[What you have to do]:
Copy the lines below as they are; omit the images they contain.

[Given data]:

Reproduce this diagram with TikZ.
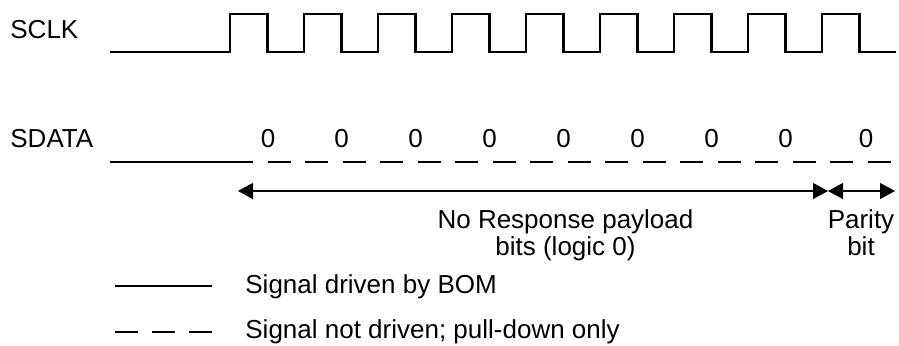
\documentclass[tikz,border=0pt]{standalone}
\usepackage{fontspec}
\setmainfont{Liberation Sans}
\usetikzlibrary{arrows.meta}
\tikzset{
  sig/.style={line width=1.3pt, line join=miter},
  undriven/.style={line width=1.3pt, dash pattern=on 11.5pt off 7.25pt},
  legdash/.style={line width=1.3pt, dash pattern=on 11.5pt off 7pt},
  lbl/.style={inner sep=0pt, font=\fontsize{13}{13.5}\selectfont},
  span/.style={line width=0.6pt, {Triangle[length=7.5pt,width=8pt]}-{Triangle[length=7.5pt,width=8pt]}}
}
\begin{document}
\begin{tikzpicture}[x=0.5pt,y=-0.5pt]
\useasboundingbox (0,0) rectangle (899,345);
% labels
\node[lbl, anchor=base west] (sclk) at (10,38) {SCLK};
\node[lbl, anchor=base west] (sdata) at (10,147) {SDATA};
% clock
\coordinate (clkstart) at (110,52);
\draw[sig] (clkstart) -- (230,52)
  foreach \k in {0,...,8} { -- ({230+74*\k},14) -- ({267.5+74*\k},14) -- ({267.5+74*\k},52) -- ({304+74*\k},52) };
% data
\coordinate (dstart) at (110,162);
\coordinate (dmid) at (230,162);
\coordinate (dend) at (893,162);
\draw[sig] (dstart) -- (dmid);
\draw[undriven] (dmid) -- (dend);
% zeros
\foreach \x [count=\i] in {268,341.5,415.5,489.5,563.5,637.5,711.5,785.5,866}
  \node[lbl, anchor=base] (z\i) at (\x,147) {0};
% span arrows
\coordinate (pa) at (238,191);
\coordinate (pb) at (828,191);
\coordinate (pc) at (895,191);
\draw[span] (pa) -- (pb);
\draw[span] (pb) -- (pc);
\node[lbl, anchor=north, align=center] (payload) at (565.5,209.5) {No Response payload\\bits (logic 0)};
\node[lbl, anchor=north, align=center] (parity) at (861,209.5) {Parity\\bit};
% legend
\coordinate (l1a) at (115,286);
\coordinate (l1b) at (212,286);
\coordinate (l2a) at (115,332);
\coordinate (l2b) at (212,332);
\draw[sig] (l1a) -- (l1b);
\draw[legdash] (l2a) -- (l2b);
\node[lbl, anchor=base west] (leg1) at (245,293) {Signal driven by BOM};
\node[lbl, anchor=base west] (leg2) at (245,338) {Signal not driven; pull-down only};
\end{tikzpicture}
\end{document}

[Written reply]:
Reproduce this diagram with TikZ.
\documentclass[tikz,border=0pt]{standalone}
\usepackage{fontspec}
\setmainfont{Liberation Sans}
\usetikzlibrary{arrows.meta}
\tikzset{
  sig/.style={line width=1.3pt, line join=miter},
  undriven/.style={line width=1.3pt, dash pattern=on 11.5pt off 7.25pt},
  legdash/.style={line width=1.3pt, dash pattern=on 11.5pt off 7pt},
  lbl/.style={inner sep=0pt, font=\fontsize{13}{13.5}\selectfont},
  span/.style={line width=0.6pt, {Triangle[length=7.5pt,width=8pt]}-{Triangle[length=7.5pt,width=8pt]}}
}
\begin{document}
\begin{tikzpicture}[x=0.5pt,y=-0.5pt]
\useasboundingbox (0,0) rectangle (899,345);
% labels
\node[lbl, anchor=base west] (sclk) at (10,38) {SCLK};
\node[lbl, anchor=base west] (sdata) at (10,147) {SDATA};
% clock
\coordinate (clkstart) at (110,52);
\draw[sig] (clkstart) -- (230,52)
  foreach \k in {0,...,8} { -- ({230+74*\k},14) -- ({267.5+74*\k},14) -- ({267.5+74*\k},52) -- ({304+74*\k},52) };
% data
\coordinate (dstart) at (110,162);
\coordinate (dmid) at (230,162);
\coordinate (dend) at (893,162);
\draw[sig] (dstart) -- (dmid);
\draw[undriven] (dmid) -- (dend);
% zeros
\foreach \x [count=\i] in {268,341.5,415.5,489.5,563.5,637.5,711.5,785.5,866}
  \node[lbl, anchor=base] (z\i) at (\x,147) {0};
% span arrows
\coordinate (pa) at (238,191);
\coordinate (pb) at (828,191);
\coordinate (pc) at (895,191);
\draw[span] (pa) -- (pb);
\draw[span] (pb) -- (pc);
\node[lbl, anchor=north, align=center] (payload) at (565.5,209.5) {No Response payload\\bits (logic 0)};
\node[lbl, anchor=north, align=center] (parity) at (861,209.5) {Parity\\bit};
% legend
\coordinate (l1a) at (115,286);
\coordinate (l1b) at (212,286);
\coordinate (l2a) at (115,332);
\coordinate (l2b) at (212,332);
\draw[sig] (l1a) -- (l1b);
\draw[legdash] (l2a) -- (l2b);
\node[lbl, anchor=base west] (leg1) at (245,293) {Signal driven by BOM};
\node[lbl, anchor=base west] (leg2) at (245,338) {Signal not driven; pull-down only};
\end{tikzpicture}
\end{document}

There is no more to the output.